PAC-Bayesian Domain Adaptation Bounds for Multi-view learning
Mehdi Hennequin, Khalid Benabdeslem, Haytham Elghazel
TL;DR
The paper addresses unsupervised domain adaptation in a multi-view setting by embedding MV learning into the PAC-Bayesian framework. It introduces a novel multi-view domain distance and develops a general MV-DA PAC-Bayes theorem, enabling bounds on the target risk that incorporate both distributional disagreement across views and cross-view joint-errors. It then specializes these MV bounds to classical PAC-Bayes formulations (McAllester, Catoni, etc.) and extends the theory to a two-level MV framework, yielding a PAC-Bayesian MV-DA bound with corollaries.

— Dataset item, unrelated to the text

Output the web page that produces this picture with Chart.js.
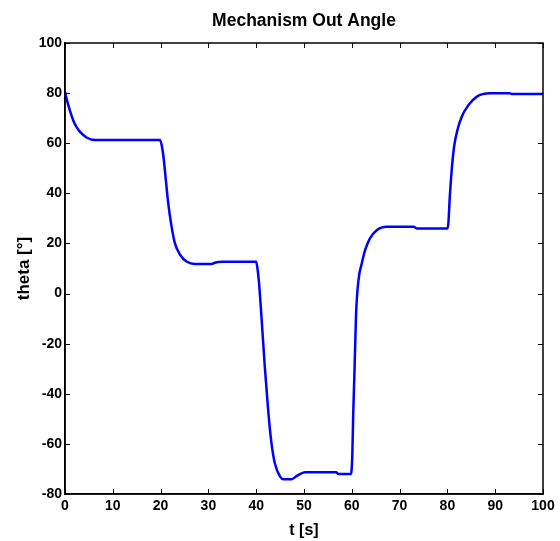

The work provides a rigorous theoretical foundation for MVDA generalization, highlighting the role of view-specific priors/posteriors and the benefit of averaging over learning samples, and sets the stage for future MV-based domain adaptation algorithms.
Abstract
This paper presents a series of new results for domain adaptation in the multi-view learning setting. The incorporation of multiple views in the domain adaptation was paid little attention in the previous studies. In this way, we propose an analysis of generalization bounds with Pac-Bayesian theory to consolidate the two paradigms, which are currently treated separately. Firstly, building on previous work by Germain et al., we adapt the distance between distribution proposed by Germain et al. for domain adaptation with the concept of multi-view learning. Thus, we introduce a novel distance that is tailored for the multi-view domain adaptation setting. Then, we give Pac-Bayesian bounds for estimating the introduced divergence. Finally, we compare the different new bounds with the previous studies.